2.Du fait de l’investissement, la production des biens de consommation s’accroit de 12,08% et la production des biens de production de seulement 10,37%. 

Croissance du PIB avec baisse du taux de profit

Là, on va voir que les schémas de Marx sont en plein accord avec la loi de la baisse tendancielle du taux de profit. Reprenons notre schéma, on était à la deuxième année passons à la troisième année. La productivité s'accroit de 5% et c/v devient 4,41. . Dans notre schéma, la baisse du taux de profit va se traduire par une perte de moyens de production : c/v s'accroit très vite par rapport à p/v. Pour simplifier on va supposer le taux de plus-value p/v constant. Le schéma devient après hausse de la productivité :

I.4865,38c + 1103,26v + 1213,59p = 7182,23 milliards d’€

II.1637,14c + 371,23v + 408,35p = 2416,72 milliards d’€

Dans la section I, le taux de profit baisse de 0,21 à 0,20 ce qui provoque une baisse des moyens de production qui passe de 7284,58 à 7182,23 milliards d'€. Cette diminution des moyens de production se porte uniquement sur les biens de production destinés à la fabrication des biens de consommation (IIc). Par contre, les biens de production destinés à la production des biens de production (Ic) restent constantes à 4865,38c. Dans la section II, IIc passe donc de 1734,62 à 1637,14c. Le taux de productivité est la même dans les deux sections(4,41) ce qui implique aussi que le taux de profit est la même aussi bien dans la section II que dans la section I.

Passons maintenant à l'investissement. La section I investit toujours de la même façon 50% de sa plus-value. En répétant les mêmes calculs à la fin de la troisième année, le schéma devient :

I.5360,02c + 1215,42v + 1336,96p = 7912,4 milliards d’€

II.1822,22c + 413,2v + 454,52p = 2689,94 milliards d’€

La production des biens de consommation s'accroit de 11,31% alors que la production des biens de production ne s'accroit que de 10,17%.

On remarque donc lorsque le taux de profit baisse, le taux de croissance du PIB baisse aussi. Dans les pays émergents (Chine, Inde, etc.) où le taux de profit est plus élevé le taux de croissance du PIB y est le plus rapide. Par contre en Occident et au Japon où le taux de profit est relativement plus bas, la croissance du PIB atteint son minimum. Ce qui est vrai dans l'espace est aussi vrai dans le temps. Depuis les décennies 1960, le taux de profit ne cessant de baisser en Occident, avec le developpement technologique en contradiction avec le capitalisme-salariat (la baisse du taux de profit n'est pas éternelle, elle cessera avec l'abolition du capitalisme-salariat) on y observe une baisse tendancielle du taux de croissance du PIB. 

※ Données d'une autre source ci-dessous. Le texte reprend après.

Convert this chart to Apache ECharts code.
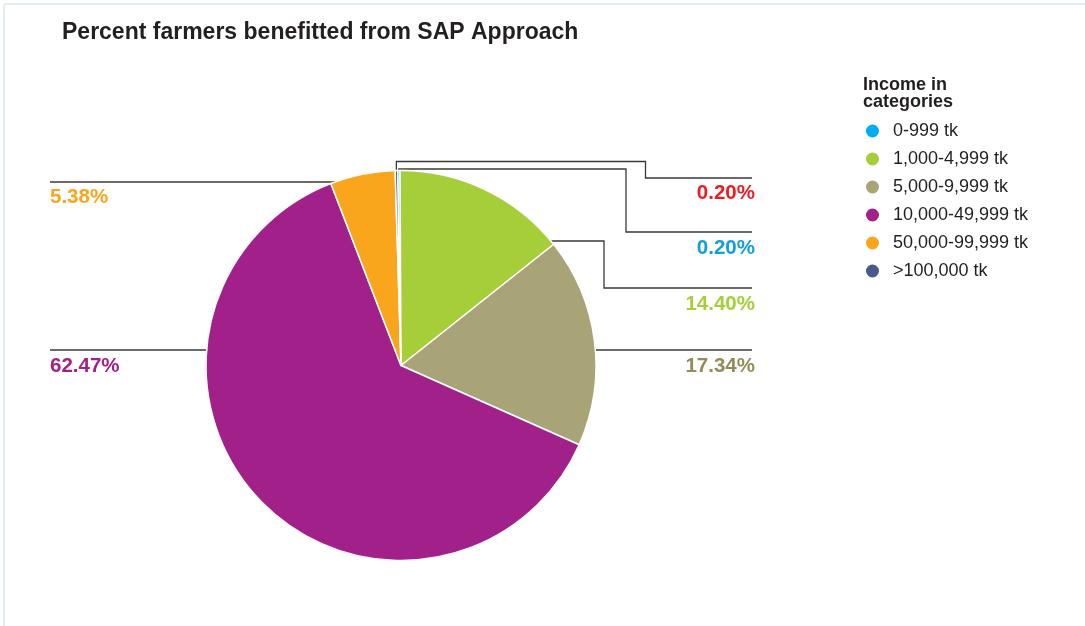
<!DOCTYPE html>
<html>
<head>
<meta charset="utf-8">
<title>Percent farmers benefitted from SAP Approach</title>
<script src="https://cdn.jsdelivr.net/npm/echarts@6/dist/echarts.min.js"></script>
<style>
  html, body { margin: 0; padding: 0; background: #ffffff; overflow: hidden; }
  #frame {
    position: absolute; left: 3px; top: 3px; width: 1120px; height: 700px;
    border: 2px solid #e1ecf3; border-radius: 3px; box-sizing: border-box;
  }
  #chart { position: absolute; left: 0; top: 0; width: 1085px; height: 626px; }
</style>
</head>
<body>
<div id="frame"></div>
<div id="chart"></div>
<script>
// Income categories and share of farmers (%)
const categories = ['0-999 tk', '1,000-4,999 tk', '5,000-9,999 tk', '10,000-49,999 tk', '50,000-99,999 tk', '>100,000 tk'];
const shares = [0.20, 14.40, 17.34, 62.47, 5.38, 0.20];

// Styling
const sliceColors = ['#00aeef', '#a6ce39', '#a9a477', '#a1208a', '#f9a61c', '#475a8c'];
const labelColors = ['#0f9fdc', '#a6ce39', '#928c56', '#a1208a', '#f9a61c', '#ed1c24'];

// Pie geometry
const CX = 401, CY = 365.5, R = 195, START = 91;

// Callout placement for each label: side, leader y, label centre y, elbow column(s)
const callouts = [
  { side: 'right', top: true, riseY: 169, elbowX: 626, lineY: 232, textY: 248 },
  { side: 'right', lineY: 241, elbowX: 604, dropY: 288, textY: 304 },
  { side: 'right', lineY: 350, textY: 366 },
  { side: 'left',  lineY: 350, textY: 366 },
  { side: 'left',  lineY: 182, textY: 197 },
  { side: 'right', top: true, riseY: 161.5, elbowX: 645.5, lineY: 178, textY: 193 }
];
const RIGHT_END = 752, LEFT_END = 50;

// Mid angle (deg, clockwise from 12 o'clock) of each slice, from the data
const total = shares.reduce((a, b) => a + b, 0);
const midAngles = [];
(function () {
  let acc = 0;
  shares.forEach(v => {
    midAngles.push(((acc + v / 2) / total) * 360 - (START - 90));
    acc += v;
  });
})();

function edgeAtY(y, side) {
  const dx = Math.sqrt(Math.max(0, R * R - (y - CY) * (y - CY)));
  return side === 'left' ? CX - dx : CX + dx;
}

function leaderPoints(i) {
  const c = callouts[i];
  if (c.top) {
    const a = midAngles[i] * Math.PI / 180;
    const ax = CX + R * Math.sin(a), ay = CY - R * Math.cos(a);
    return [[ax, ay], [ax, c.riseY], [c.elbowX, c.riseY], [c.elbowX, c.lineY], [RIGHT_END, c.lineY]];
  }
  if (c.dropY) {
    const sx = edgeAtY(c.lineY, 'right');
    return [[sx, c.lineY], [c.elbowX, c.lineY], [c.elbowX, c.dropY], [RIGHT_END, c.dropY]];
  }
  const sx = edgeAtY(c.lineY, c.side);
  return [[sx, c.lineY], [c.side === 'left' ? LEFT_END : RIGHT_END, c.lineY]];
}

const FONT = '"Liberation Sans", Arial, Helvetica, sans-serif';
const chart = echarts.init(document.getElementById('chart'), null, { renderer: 'canvas' });

chart.setOption({
  animation: false,
  textStyle: { fontFamily: FONT },
  title: [
    {
      text: 'Percent farmers benefitted from SAP Approach',
      left: 57, top: 16,
      textStyle: { fontSize: 23, fontWeight: 'bold', color: '#231f20', fontFamily: FONT }
    },
    {
      text: 'Income in\ncategories',
      left: 858, top: 72,
      textStyle: { fontSize: 18, lineHeight: 17, fontWeight: 'bold', color: '#231f20', fontFamily: FONT }
    }
  ],
  legend: {
    orient: 'vertical',
    left: 859, top: 117,
    icon: 'circle',
    itemWidth: 15, itemHeight: 15,
    itemGap: 10,
    data: categories,
    textStyle: { fontSize: 18, color: '#231f20', padding: [0, 0, 0, 8], fontFamily: FONT },
    selectedMode: false
  },
  series: [{
    type: 'pie',
    center: [CX, CY],
    radius: R,
    startAngle: START,
    clockwise: true,
    avoidLabelOverlap: false,
    minShowLabelAngle: 0,
    itemStyle: { borderColor: '#ffffff', borderWidth: 1.5 },
    emphasis: { disabled: true },
    label: {
      show: true,
      position: 'outside',
      fontSize: 20.5,
      fontWeight: 'bold',
      fontFamily: FONT,
      formatter: p => p.value.toFixed(2) + '%'
    },
    labelLine: { show: true, length: 10, length2: 10, lineStyle: { color: '#3a3a3a', width: 1.3 } },
    labelLayout: function (params) {
      const i = params.dataIndex;
      const c = callouts[i];
      return {
        x: c.side === 'left' ? LEFT_END : RIGHT_END + 3,
        y: c.textY,
        align: c.side === 'left' ? 'left' : 'right',
        verticalAlign: 'middle',
        labelLinePoints: leaderPoints(i)
      };
    },
    data: categories.map((name, i) => ({
      name: name,
      value: shares[i],
      itemStyle: { color: sliceColors[i] },
      label: { color: labelColors[i] }
    }))
  }]
});
</script>
</body>
</html>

Ainsi la baisse tendancielle du taux de croissance du PIB (ou même en réalité négative lorsqu'on la rapporte à la population) qu'on observe en Occident depuis les années 1960 n'est rien d'autre que l'effet de la baisse tendancielle du taux de profit qui entraîne une fuite des capitaux vers les pays émergents où le taux de profit est plus élevé.

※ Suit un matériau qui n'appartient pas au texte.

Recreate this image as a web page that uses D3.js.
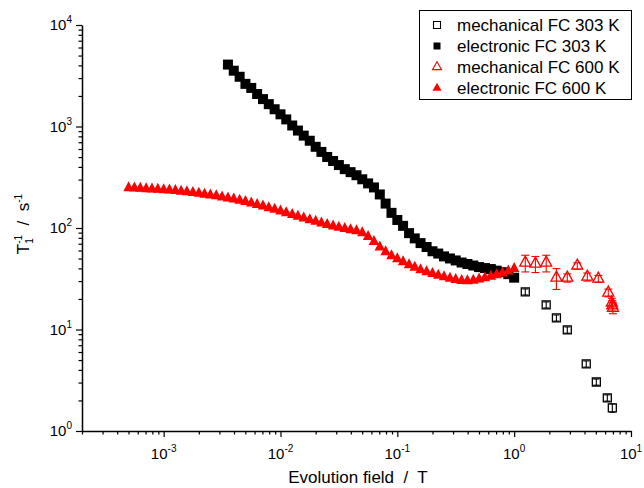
<!DOCTYPE html>
<html><head><meta charset="utf-8">
<script src="https://cdn.jsdelivr.net/npm/d3@7"></script>
<style>
body{margin:0;background:#fff}
text{font-family:"Liberation Sans",Arial,Helvetica,sans-serif;fill:#000}
</style>
</head><body>
<svg id="chart" width="644" height="488"></svg>
<script>
// ---------- data ----------
const elec303X = [0.00355,0.00398,0.00447,0.00501,0.00562,0.00631,0.00708,0.00794,0.00891,0.0100,
  0.0112,0.0126,0.0141,0.0158,0.0178,0.0200,0.0224,0.0251,0.0282,0.0316,
  0.0355,0.0398,0.0447,0.0501,0.0562,0.0631,0.0708,0.0794,0.0891,0.100,
  0.112,0.126,0.141,0.158,0.178,0.200,0.224,0.251,0.282,0.316,
  0.355,0.398,0.447,0.501,0.562,0.631,0.708,0.794,0.891,1.000];
const elec303Y = [4074,3548,3090,2630,2399,2089,1862,1660,1479,1318,
  1175,1023,912,813,724,631,562,501,457,417,
  380,355,331,302,275,251,214,174,141,120,
  105,89,79,71,65,59,56,52.5,50.1,47.9,
  45.7,44.2,42.7,41.2,40.3,39.4,38.0,36.7,35.1,32.4];

const elec600X = [0.000501,0.000562,0.000631,0.000708,0.000794,0.000891,0.00100,0.00112,0.00126,0.00141,
  0.00158,0.00178,0.00200,0.00224,0.00251,0.00282,0.00316,
  0.00355,0.00398,0.00447,0.00501,0.00562,0.00631,0.00708,0.00794,0.00891,0.0100,
  0.0112,0.0126,0.0141,0.0158,0.0178,0.0200,0.0224,0.0251,0.0282,0.0316,
  0.0355,0.0398,0.0447,0.0501,0.0562,0.0631,0.0708,0.0794,0.0891,0.100,
  0.112,0.126,0.141,0.158,0.178,0.200,0.224,0.251,0.282,0.316,
  0.355,0.398,0.447,0.501,0.562,0.631,0.708,0.794,0.891,1.000];
const elec600Y = [248.3,246.6,244.9,243.2,241.5,239.9,237.7,235.5,232.8,229.6,
  226.5,222.8,218.8,214.8,210.9,206.5,201.8,
  197.2,192.3,187.1,181.6,175.8,169.8,163.7,157.8,152.1,146.2,
  140.6,135.2,130.0,125.0,120.2,115.9,111.7,107.9,104.5,101.2,
  98.4,95.9,93.8,89.5,82.2,73.3,64.6,58.2,53.1,49.5,
  46.2,43.4,40.9,38.7,37.0,35.5,34.2,33.0,31.8,30.9,
  30.2,30.1,30.5,31.3,32.2,33.3,34.4,35.9,37.6,39.8];

const mech303X = [1.245,1.88,2.30,2.85,4.14,5.05,6.27,6.92];
const mech303Y = [23.5,17.5,13.0,9.9,4.58,3.04,2.12,1.69];
const mech303Err = [1.6,1.2,0.9,0.7,0.32,0.21,0.15,0.16];

const mech600X = [1.245,1.52,1.88,2.30,2.85,3.47,4.23,5.25,6.39,6.85,6.92,7.0];
const mech600Y = [45.4,44.4,45.4,32.3,32.3,42.4,33.0,31.6,23.0,18.3,17.2,16.3];
const mech600Err = [8.5,8,8.5,7.5,3,3,3,2.5,2,2,2,2];

const xTickValues = [1e-3,1e-2,1e-1,1,10];
const xTickExps = ["-3","-2","-1","0","1"];
const yTickValues = [1,10,100,1000,10000];
const yTickExps = ["0","1","2","3","4"];

const legendLabels = ["mechanical FC 303 K","electronic FC 303 K","mechanical FC 600 K","electronic FC 600 K"];

// ---------- chart ----------
const svg = d3.select("#chart");
const pLeft = 82, pRight = 631, pTop = 25, pBottom = 431;
const x = d3.scaleLog().domain([2e-4,10]).range([pLeft,pRight]);
const y = d3.scaleLog().domain([1,1e4]).range([pBottom,pTop]);

const isDecade = d => Math.abs(Math.log10(d) - Math.round(Math.log10(d))) < 1e-9;

function styleAxis(g){
  g.selectAll("path.domain").attr("stroke","#000").attr("stroke-width",1.5);
  g.selectAll(".tick line").attr("stroke","#000").attr("stroke-width",1.2);
}

// minor ticks
const gxMinor = svg.append("g").attr("transform",`translate(0,${pBottom})`)
  .call(d3.axisBottom(x).tickValues(x.ticks().filter(d=>!isDecade(d))).tickSize(3.5).tickSizeOuter(0).tickFormat(""));
gxMinor.select("path.domain").remove();
styleAxis(gxMinor);
const gyMinor = svg.append("g").attr("transform",`translate(${pLeft},0)`)
  .call(d3.axisLeft(y).tickValues(y.ticks().filter(d=>!isDecade(d))).tickSize(3.5).tickSizeOuter(0).tickFormat(""));
gyMinor.select("path.domain").remove();
styleAxis(gyMinor);

// major ticks + axis line
const gx = svg.append("g").attr("transform",`translate(0,${pBottom})`)
  .call(d3.axisBottom(x).tickValues(xTickValues).tickSize(6).tickSizeOuter(0).tickFormat(""));
styleAxis(gx);
const gy = svg.append("g").attr("transform",`translate(${pLeft},0)`)
  .call(d3.axisLeft(y).tickValues(yTickValues).tickSize(6).tickSizeOuter(0).tickFormat(""));
styleAxis(gy);

// tick labels with superscripts
svg.selectAll("text.xl").data(xTickValues).join("text").attr("class","xl")
  .attr("x",d=>x(d)).attr("y",459).attr("text-anchor","middle").attr("font-size",15)
  .each(function(d,i){
    const t=d3.select(this);
    t.append("tspan").text("10");
    t.append("tspan").attr("dy",-7).attr("font-size",10).text(xTickExps[i]);
  });
svg.selectAll("text.yl").data(yTickValues).join("text").attr("class","yl")
  .attr("x",72).attr("y",d=>y(d)+5).attr("text-anchor","end").attr("font-size",15)
  .each(function(d,i){
    const t=d3.select(this);
    t.append("tspan").text("10");
    t.append("tspan").attr("dy",-7).attr("font-size",10).text(yTickExps[i]);
  });

// axis titles
svg.append("text").attr("x",358).attr("y",483).attr("text-anchor","middle")
  .attr("font-size",17).style("white-space","pre").text("Evolution field  /  T");
const yt = svg.append("text").attr("transform","translate(29,224) rotate(-90)")
  .attr("text-anchor","middle").attr("font-size",17).style("white-space","pre");
yt.append("tspan").text("T");
yt.append("tspan").attr("font-size",10).attr("dy",4).text("1");
yt.append("tspan").attr("font-size",10).attr("dx",-5.5).attr("dy",-11).text("-1");
yt.append("tspan").attr("dy",7).text("  /  s");
yt.append("tspan").attr("font-size",10).attr("dy",-7).text("-1");

// marker paths
const sq = s => `M${-s/2},${-s/2}h${s}v${s}h${-s}Z`;
const tri = (w,h) => `M0,${-h*2/3}L${w/2},${h/3}L${-w/2},${h/3}Z`;

// error bars helper
function errorBars(xs, ys, es, color, cap){
  const g = svg.append("g").attr("stroke",color).attr("stroke-width",1.1).attr("fill","none");
  xs.forEach((xv,i)=>{
    const cx = x(xv), y1 = y(ys[i]-es[i]), y2 = y(ys[i]+es[i]);
    g.append("line").attr("x1",cx).attr("x2",cx).attr("y1",y1).attr("y2",y2);
    g.append("line").attr("x1",cx-cap/2).attr("x2",cx+cap/2).attr("y1",y1).attr("y2",y1);
    g.append("line").attr("x1",cx-cap/2).attr("x2",cx+cap/2).attr("y1",y2).attr("y2",y2);
  });
}

// mechanical 303 K (open squares)
errorBars(mech303X, mech303Y, mech303Err, "#000", 6);
svg.append("g").selectAll("path").data(mech303X).join("path")
  .attr("transform",(d,i)=>`translate(${x(d)},${y(mech303Y[i])})`)
  .attr("d",sq(8)).attr("fill","none").attr("stroke","#000").attr("stroke-width",1.3);

// electronic 303 K (filled squares)
svg.append("g").selectAll("path").data(elec303X).join("path")
  .attr("transform",(d,i)=>`translate(${x(d)},${y(elec303Y[i])})`)
  .attr("d",sq(10)).attr("fill","#000");

// mechanical 600 K (open triangles)
errorBars(mech600X, mech600Y, mech600Err, "#ff0000", 8);
svg.append("g").selectAll("path").data(mech600X).join("path")
  .attr("transform",(d,i)=>`translate(${x(d)},${y(mech600Y[i])})`)
  .attr("d",tri(11,10)).attr("fill","none").attr("stroke","#ff0000").attr("stroke-width",1.3);

// electronic 600 K (filled triangles)
svg.append("g").selectAll("path").data(elec600X).join("path")
  .attr("transform",(d,i)=>`translate(${x(d)},${y(elec600Y[i])})`)
  .attr("d",tri(10.5,10)).attr("fill","#ff0000");

// legend
svg.append("rect").attr("x",419.5).attr("y",10.5).attr("width",212).attr("height",89)
  .attr("fill","#fff").attr("stroke","#000").attr("stroke-width",1);
const legY = [25,46,67,88];
const legSym = [
  {d:sq(7), fill:"none", stroke:"#000"},
  {d:sq(7), fill:"#000", stroke:"none"},
  {d:tri(9,8), fill:"none", stroke:"#ff0000"},
  {d:tri(9,8), fill:"#ff0000", stroke:"none"}
];
const lg = svg.append("g");
lg.selectAll("path").data(legSym).join("path")
  .attr("transform",(d,i)=>`translate(437,${legY[i]})`)
  .attr("d",d=>d.d).attr("fill",d=>d.fill).attr("stroke",d=>d.stroke).attr("stroke-width",1.1);
lg.selectAll("text").data(legendLabels).join("text")
  .attr("x",457).attr("y",(d,i)=>legY[i]+6).attr("font-size",17).text(d=>d);
</script>
</body></html>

Le socialisme de pénurie de Rosa Luxembourg

Le but de Rosa Luxembourg était de justifier théoriquement une économie de pénurie qu'elle appelle socialisme ou communisme. Elle n'a pas pu la réaliser en Allemagne (assassinat) mais ses camarades bolcheviks ont réussi et on a vu le résultat : crise de pénurie de biens de consommation chronique puis effondrement économique de l'URSS. Aujourd'hui, la Russie a l'arme nucléaire mais sa population est pauvre par rapport à l'Occident et Japon : le résultat d'un siècle de socialisme de pénurie.